I've already cleaned most of the dataset, but I'm stuck on how to handle these inconsistent patterns. I have spent hours trying to figure it out, tried using different formulas like textsplit,wrapcols,wraprows, etc but to no avail. I am so frustrated please help.

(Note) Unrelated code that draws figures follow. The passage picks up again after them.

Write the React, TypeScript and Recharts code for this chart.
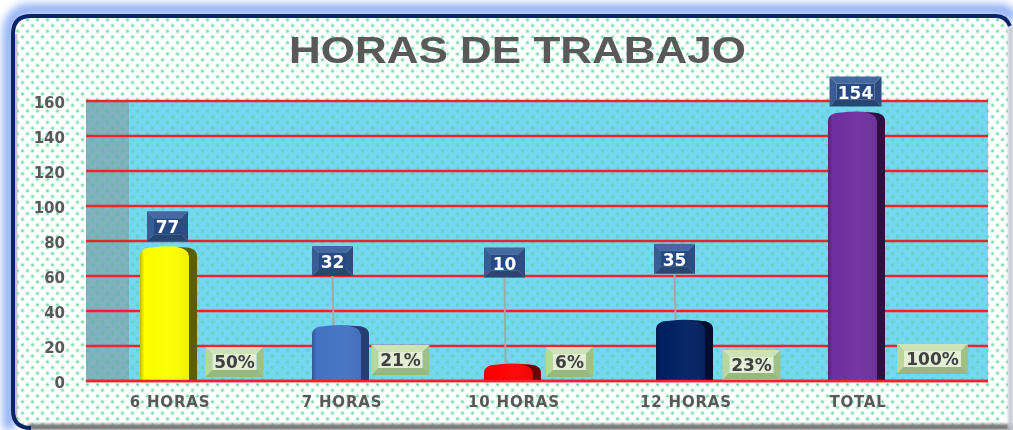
import { Bar, BarChart, CartesianGrid, Cell, LabelList, XAxis, YAxis } from "recharts";

const categories = ["6 HORAS", "7 HORAS", "10 HORAS", "12 HORAS", "TOTAL"];
const hours = [77, 32, 10, 35, 154];
const shares = [0.5, 0.21, 0.06, 0.23, 1];
const shareLabels = ["50%", "21%", "6%", "23%", "100%"];
const barColors = ["#ffff00", "#4472c4", "#ff0000", "#002060", "#7030a0"];
const barSides = ["#5c5c00", "#243f70", "#700000", "#000f30", "#2d1040"];
const yTicks = [0, 20, 40, 60, 80, 100, 120, 140, 160];

// hand placed labels, like in the original sheet
const hourLabelLift = [20, 64, 101, 61, 20];
const hourLabelShift = [-1, -8, -8, -10, -1];
const shareLabelShift = [9, 3, 0, 10, 19];
const shareLabelCenter = [362, 360, 362, 365, 359];

const tableData = categories.map((name, i) => ({
  name,
  hours: hours[i],
  share: shares[i],
}));

const FONT = "'DejaVu Sans', sans-serif";

function RoundBar(props: any) {
  const { x, y, width, height, index } = props;
  const rx = 14;
  const ry = Math.min(10, height);
  const body = `M${x},${y + height} V${y + ry} Q${x},${y + 1} ${x + rx},${y + 1} Q${x + width / 2},${y - 1} ${x + width - rx},${y + 1} Q${x + width},${y + 1} ${x + width},${y + ry} V${y + height} Z`;
  const sideX = x + width - 8;
  return (
    <g>
      <path d={body} fill={barColors[index]} />
      <path d={body} fill="url(#barShade)" />
      <path
        d={`M${sideX},${y + height} V${y + ry} Q${sideX - 1},${y + 2} ${x + width - 20},${y + 1} H${x + width - rx} Q${x + width},${y + 1} ${x + width},${y + ry} V${y + height} Z`}
        fill={barSides[index]}
      />
    </g>
  );
}

function BevelBox({ cx, cy, w, h, colors }: any) {
  const l = cx - w / 2;
  const t = cy - h / 2;
  const r = cx + w / 2;
  const b = cy + h / 2;
  const d = 7;
  return (
    <g>
      <polygon points={`${l},${t} ${r},${t} ${r - d},${t + d} ${l + d},${t + d}`} fill={colors.top} />
      <polygon points={`${l},${t} ${l + d},${t + d} ${l + d},${b - d} ${l},${b}`} fill={colors.left} />
      <polygon points={`${r},${t} ${r - d},${t + d} ${r - d},${b - d} ${r},${b}`} fill={colors.right} />
      <polygon points={`${l},${b} ${l + d},${b - d} ${r - d},${b - d} ${r},${b}`} fill={colors.bottom} />
      <rect x={l + d} y={t + d} width={w - d * 2} height={h - d * 2} fill={colors.face} />
    </g>
  );
}

const blueBevel = { top: "#44689f", left: "#395c94", right: "#2d4d80", bottom: "#284672", face: "#284a82" };
const greenBevel = { top: "#cde3b5", left: "#b9d69d", right: "#a0c085", bottom: "#97b97d", face: "#e3efd4" };

function HourLabel(props: any) {
  const { x, y, width, index, value } = props;
  const cx = x + width / 2 + hourLabelShift[index];
  const cy = y - hourLabelLift[index];
  const w = value > 99 ? 52 : 41;
  return (
    <g>
      {hourLabelLift[index] > 30 && (
        <line x1={cx} x2={cx + 1} y1={cy + 15} y2={y} stroke="#a6a6a6" strokeWidth={2} />
      )}
      <BevelBox cx={cx} cy={cy} w={w} h={30} colors={blueBevel} />
      <text x={cx} y={cy + 7} textAnchor="middle" fontFamily={FONT} fontWeight="bold" fontSize={17} fill="#fff">
        {value}
      </text>
    </g>
  );
}

function ShareLabel(props: any) {
  const { x, width, index } = props;
  const text = shareLabels[index];
  const cx = x + width / 2 + shareLabelShift[index];
  const cy = shareLabelCenter[index];
  const w = text.length > 3 ? 71 : text.length > 2 ? 58 : 47;
  return (
    <g>
      <BevelBox cx={cx} cy={cy} w={w} h={30} colors={greenBevel} />
      <text x={cx} y={cy + 6} textAnchor="middle" fontFamily={FONT} fontWeight="bold" fontSize={17} fill="#404040">
        {text}
      </text>
    </g>
  );
}

function CategoryTick(props: any) {
  const { x, y, payload } = props;
  return (
    <text x={x - 27} y={y + 18} textAnchor="middle" fontFamily={FONT} fontWeight="bold" fontSize={15} letterSpacing={0.8} fill="#595959">
      {payload.value}
    </text>
  );
}

function dots(id: string, base: string, halo: string, dot: string) {
  return (
    <pattern id={id} width={10} height={11.4} patternUnits="userSpaceOnUse">
      <rect width={10} height={11.4} fill={base} />
      <circle cx={2.5} cy={2.8} r={2.5} fill={halo} />
      <circle cx={7.5} cy={8.5} r={2.5} fill={halo} />
      <circle cx={2.5} cy={2.8} r={1.3} fill={dot} />
      <circle cx={7.5} cy={8.5} r={1.3} fill={dot} />
    </pattern>
  );
}

function Backdrop() {
  return (
    <svg width={1013} height={430} style={{ position: "absolute", left: 0, top: 0 }}>
      <defs>
        {dots("paperDots", "#ffffff", "#e4f9ef", "#6fdca6")}
        {dots("plotDots", "#74d8f2", "#70d7e6", "#62d0c0")}
        {dots("wallDots", "#7fb1bf", "#7ab2ba", "#68b5a8")}
        <filter id="glow" x="-5%" y="-10%" width="110%" height="120%">
          <feGaussianBlur stdDeviation="4" />
        </filter>
        <filter id="soft" x="-5%" y="-100%" width="110%" height="300%">
          <feGaussianBlur stdDeviation="1.5" />
        </filter>
      </defs>
      <path d="M9,430 V34 Q9,10 31,10 H1000 Q1009,10 1013,20" fill="none" stroke="#8fb0f5" strokeWidth={12} filter="url(#glow)" />
      <rect x={13} y={16} width={995} height={412} rx={18} fill="url(#paperDots)" />
      <rect x={28} y={424} width={985} height={6} fill="#777" filter="url(#soft)" />
      <rect x={1008} y={26} width={5} height={404} fill="#c4c9d6" filter="url(#soft)" />
      <path d="M16,34 V420" stroke="#c4c4c4" strokeWidth={3} fill="none" />
      <path d="M13,400 V34 Q13,16 31,16 H996 Q1006,16 1010,26" fill="none" stroke="#0a2468" strokeWidth={4} />
      <path d="M13,400 V410 Q13,428 31,428" fill="none" stroke="#0a2468" strokeWidth={4} />
      <rect x={86} y={101} width={902} height={280} fill="url(#plotDots)" />
      <rect x={86} y={101} width={43} height={280} fill="url(#wallDots)" />
      <text x={289} y={62.5} textLength={457} lengthAdjust="spacingAndGlyphs" fontFamily="'Liberation Sans', Arial, sans-serif" fontWeight="bold" fontSize={36} fill="#595959">
        HORAS DE TRABAJO
      </text>
    </svg>
  );
}

export default function App() {
  return (
    <div style={{ position: "fixed", left: 0, top: 0, width: 1013, height: 430, background: "#fff", overflow: "hidden", filter: "blur(0.4px)" }}>
      <Backdrop />
      <BarChart
        width={1013}
        height={430}
        data={tableData}
        barSize={57}
        barGap={0}
        margin={{ top: 101, right: 25, bottom: 19, left: 0 }}
        style={{ position: "absolute", left: 0, top: 0 }}
      >
        <defs>
          <linearGradient id="barShade" x1="0" x2="1" y1="0" y2="0">
            <stop offset="0" stopColor="#000" stopOpacity={0.25} />
            <stop offset="0.08" stopColor="#000" stopOpacity={0} />
            <stop offset="0.45" stopColor="#fff" stopOpacity={0.03} />
            <stop offset="1" stopColor="#000" stopOpacity={0.1} />
          </linearGradient>
        </defs>
        <CartesianGrid vertical={false} stroke="#f2222c" strokeWidth={2.5} />
        <XAxis
          dataKey="name"
          height={30}
          axisLine={{ stroke: "#f2222c", strokeWidth: 2.5 }}
          tickLine={false}
          tick={<CategoryTick />}
          interval={0}
          padding={{ left: 25, right: 17 }}
        />
        <YAxis
          width={86}
          domain={[0, 160]}
          ticks={yTicks}
          interval={0}
          axisLine={false}
          tickLine={false}
          tickSize={0}
          tickMargin={21}
          tick={{ fontFamily: FONT, fontWeight: "bold", fontSize: 15, fill: "#595959", dy: 2 }}
        />
        <Bar dataKey="hours" shape={<RoundBar />} isAnimationActive={false}>
          {barColors.map((c) => (
            <Cell key={c} fill={c} />
          ))}
          <LabelList dataKey="hours" content={<HourLabel />} />
        </Bar>
        <Bar dataKey="share" fill="#ed7d31" isAnimationActive={false}>
          <LabelList dataKey="share" content={<ShareLabel />} />
        </Bar>
      </BarChart>
    </div>
  );
}
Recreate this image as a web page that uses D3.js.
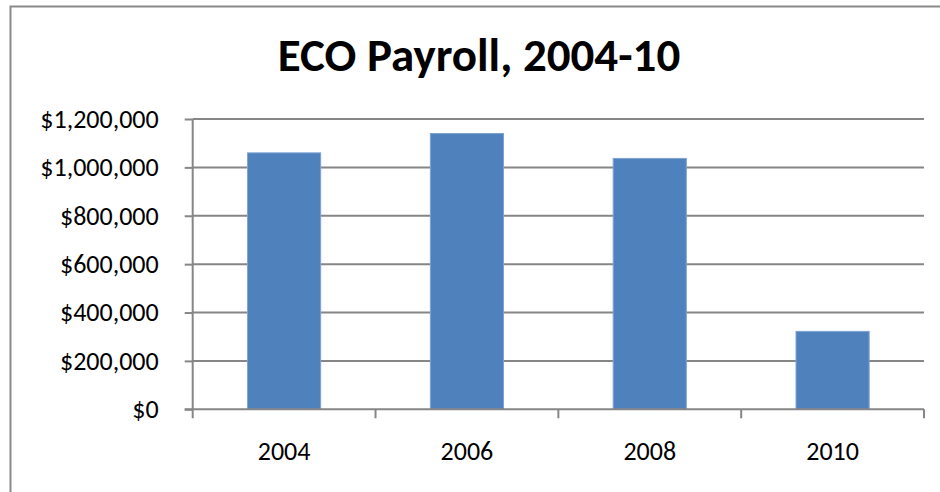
<!DOCTYPE html>
<html>
<head>
<meta charset="utf-8">
<script src="https://cdn.jsdelivr.net/npm/d3@7"></script>
<style>
  body { margin: 0; background: #fff; }
  text { font-family: Carlito, Calibri, Lato, "Liberation Sans", sans-serif; fill: #000; }
</style>
</head>
<body>
<script>
// chart data
var years = ["2004", "2006", "2008", "2010"];
var payroll = [1060000, 1140000, 1037000, 322000];
var yTicks = [0, 200000, 400000, 600000, 800000, 1000000, 1200000];
var title = "ECO Payroll, 2004-10";

var W = 940, H = 492;
var m = {top: 119, right: 16, bottom: 82.7, left: 192.7};

var svg = d3.select("body").append("svg")
    .attr("width", W)
    .attr("height", H);

// chart area border (cropped on right / bottom)
svg.append("path")
    .attr("d", "M10.5," + H + " V6.5 H" + W)
    .attr("fill", "none")
    .attr("stroke", "#8a8a8a")
    .attr("stroke-width", 2);

var x = d3.scaleBand()
    .domain(years)
    .range([m.left, W - m.right])
    .paddingInner(0.6)
    .paddingOuter(0.3);

var y = d3.scaleLinear()
    .domain([0, 1200000])
    .range([H - m.bottom, m.top]);

// title
svg.append("text")
    .attr("x", 479)
    .attr("y", 71)
    .attr("text-anchor", "middle")
    .style("font-weight", "bold")
    .style("font-size", "47px")
    .text(title);

// gridlines
svg.append("g")
    .selectAll("line")
    .data(yTicks.filter(d => d > 0))
    .join("line")
    .attr("x1", m.left)
    .attr("x2", W - m.right)
    .attr("y1", d => y(d))
    .attr("y2", d => y(d))
    .attr("stroke", "#868686")
    .attr("stroke-width", 2);

// bars
svg.append("g")
    .selectAll("rect")
    .data(payroll)
    .join("rect")
    .attr("x", (d, i) => x(years[i]))
    .attr("y", d => y(d))
    .attr("width", x.bandwidth())
    .attr("height", d => y(0) - y(d))
    .attr("fill", "#4f81bd")
    .attr("stroke", "#7ea3d3")
    .attr("stroke-width", 1);

var fmt = d => "$" + d3.format(",")(d);

var yAxis = svg.append("g")
    .attr("transform", "translate(" + m.left + ",0)")
    .call(d3.axisLeft(y).tickValues(yTicks).tickFormat(fmt).tickSize(8).tickPadding(26));

var xAxis = svg.append("g")
    .attr("transform", "translate(0," + y(0) + ")")
    .call(d3.axisBottom(x).tickSize(0).tickPadding(32));

// category boundary ticks like excel
var bounds = d3.range(years.length + 1).map(i => m.left + i * (W - m.right - m.left) / years.length);
xAxis.selectAll(".bound")
    .data(bounds)
    .join("line")
    .attr("class", "bound")
    .attr("x1", d => d)
    .attr("x2", d => d)
    .attr("y1", 0)
    .attr("y2", 9)
    .attr("stroke", "#868686")
    .attr("stroke-width", 2);

[yAxis, xAxis].forEach(function(g) {
    g.select(".domain").attr("stroke", "#868686").attr("stroke-width", 2);
    g.selectAll(".tick line").attr("stroke", "#868686").attr("stroke-width", 2);
    g.selectAll("text").style("font-size", "26px").attr("fill", "#000");
});
yAxis.select(".domain").attr("d", "M0," + y(0) + "V" + m.top);
xAxis.select(".domain").attr("d", "M" + (m.left - 8) + ",0H" + (W - m.right));
</script>
</body>
</html>
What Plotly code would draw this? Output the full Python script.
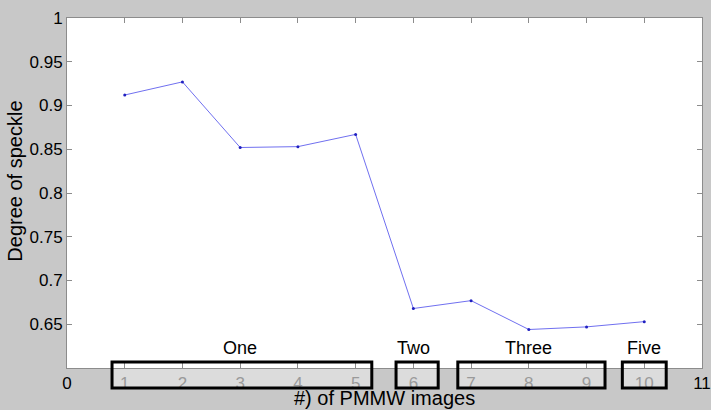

Could you suggest the best way to tackle this? Any advice or suggestions would be greatly appreciated!


Solution

  • Assuming a starting table of as you have it above, you can perform the following steps:

    1. Add an Index column
    2. Split column in rows by newline
      Split by Delimiter to rows
    3. Optional (if you really need this under Bucket) Replace value Bucket Signups: with Bucket: Bucket Signups:
      Repalce value
    4. Split column again but now to Columns by : and left most: Split to columns
    5. Trim values
    6. Group by and Combine values Group By Then you will need to update the formula bar, replace:
    List.Sum([Value])
    

    with

    Text.Combine([Value], ", ")
    
    1. Pivot on Category column
      Pivot

    To give you are resulting table of:

    Index Location Host Guest Bucket Musical Guest Security Regular Artist
    1 Comedy Store Belly Room Tony Hinchcliffe, Brian Redban Rick Ingraham Skyler, Rich Slaton, Jeff Schwind, Matt Devlin, Taylor Dean, Frank Castillo, Kenny Lion, Mike Stanley, Andrew Yanker, Sara Mostajabi, Timothy Greer, Kyle Henson
    2 Comedy Store Main Room Tony Hinchcliffe, Brian Redban Joe Rogan, Dom Irrera Chris Fried, Dan Madonia, Gail Travers, Chalus Robinson, Dan Bublitz, Mike Fairbare, Eddie Gibson Pat Regan, Jeremiah Watkins Iron Patriot Sara Weinshenk, Kim Congdon
    3 Comedy Store Belly Room Tony Hinchcliffe, Brian Redban Chris D’Elia, Neal Brennan Bucket Signups: 30, Matty Chymbor, David Deery, Franklin Yee, Cole Young, Gali Kroup, Jeremy Paul, Tim Alexander, Mike Schmidt, Eddie Gibson Pat Regan Sara Weinshenk Ryan J. Ebelt

    From here, you can decide which columns to keep, rename, reorder etc...

    Full Power Query:

    let
        Source = Excel.CurrentWorkbook(){[Name="Table1"]}[Content],
        #"Changed Type" = Table.TransformColumnTypes(Source,{{"Location / Hosts / Guests / Regulars / Musicians / Band Members / Bucket Pulls", type text}}),
        #"Added Index" = Table.AddIndexColumn(#"Changed Type", "Index", 1, 1, Int64.Type),
        #"Split Column by Delimiter" = Table.ExpandListColumn(Table.TransformColumns(#"Added Index", {{"Location / Hosts / Guests / Regulars / Musicians / Band Members / Bucket Pulls", Splitter.SplitTextByDelimiter("#(lf)", QuoteStyle.Csv), let itemType = (type nullable text) meta [Serialized.Text = true] in type {itemType}}}), "Location / Hosts / Guests / Regulars / Musicians / Band Members / Bucket Pulls"),
        #"Replaced Value" = Table.ReplaceValue(#"Split Column by Delimiter","Bucket Signups:","Bucket: Bucket Signups:",Replacer.ReplaceText,{"Location / Hosts / Guests / Regulars / Musicians / Band Members / Bucket Pulls"}),
        #"Split Column by Delimiter1" = Table.SplitColumn(#"Replaced Value", "Location / Hosts / Guests / Regulars / Musicians / Band Members / Bucket Pulls", Splitter.SplitTextByEachDelimiter({":"}, QuoteStyle.Csv, false), {"Category", "Value"}),
        #"Trimmed Text" = Table.TransformColumns(#"Split Column by Delimiter1",{{"Value", Text.Trim, type text}}),
        #"Grouped Rows" = Table.Group(#"Trimmed Text", {"Index", "Category"}, {{"Values", each Text.Combine([Value], ", "), type text}}),
        #"Pivoted Column" = Table.Pivot(#"Grouped Rows", List.Distinct(#"Grouped Rows"[Category]), "Category", "Values")
    in
        #"Pivoted Column"